Cheryl Boone Isaacs, of the Academy of Motion Picture Arts and Sciences, spoke out about the widespread criticism regarding the lack of nominees from different ethnic backgrounds.


All 20 of this year’s acting contenders are white and there are no women in the directing or writing categories. After the nominations were announced, the #OscarsSoWhite hashtag started trending on Twitter ahead of the 87th ceremony to be held on 22 February.

Ms Boone Isaacs said the academy was “committed to seeking out diversity of voice and opinion” and the outreach to women and black artists was now a major focus.

“In the last two years we’ve made greater strides than we ever have in the past towards becoming a more diverse and inclusive organisation through admitting new members and more inclusive classes of members,” she said.

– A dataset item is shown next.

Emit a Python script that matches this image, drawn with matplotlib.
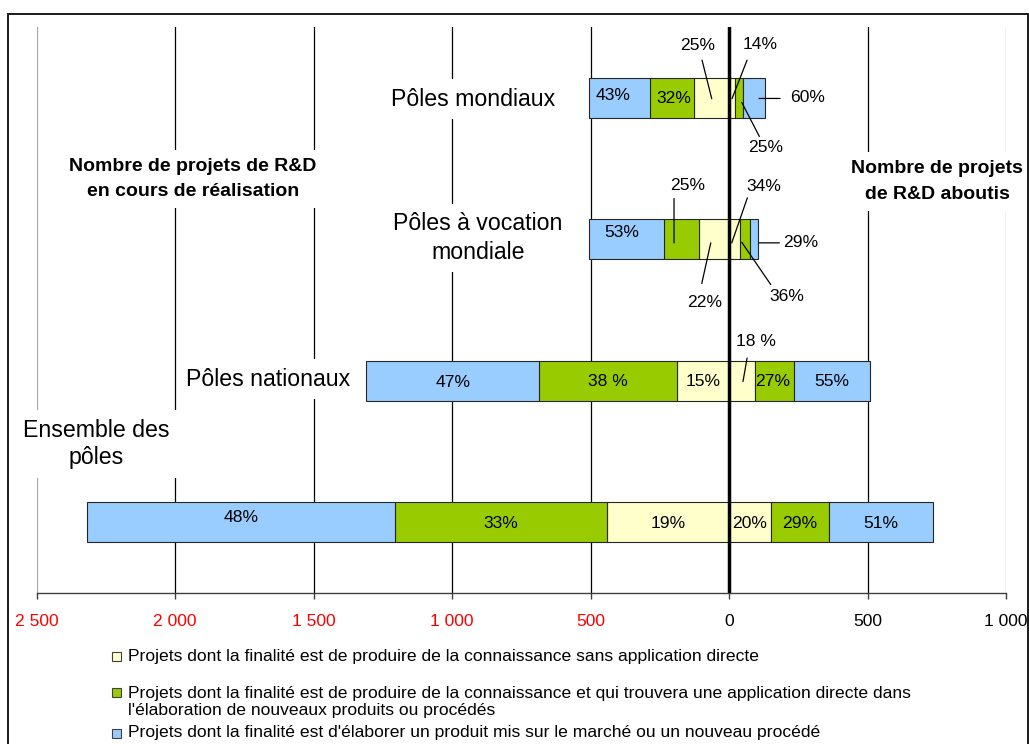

The Oscars 2015 will take place on Sunday 22 February

“And personally, I would love to see and look forward to see a greater cultural diversity among all our nominees in all of our categories.”

Despite awards and universal acclaim Selma received since its US release in December, some felt its failure to garner nominations for director Ava DuVernay or star David Oyelowo reflected a racial bias.

The civil rights drama, which is set in Alabama amid extreme racial tensions, was submitted into the best picture category by 7,000 people, Ms Boone Isaacs added.

Criteria for nominees are suggested by those in each specific branch of film making. For example, directors can suggest ‘best director’ nominees and only actors can short list fellow actors for a chance to win an award.

However, the entire academy membership can submit suggestions for ‘best picture’.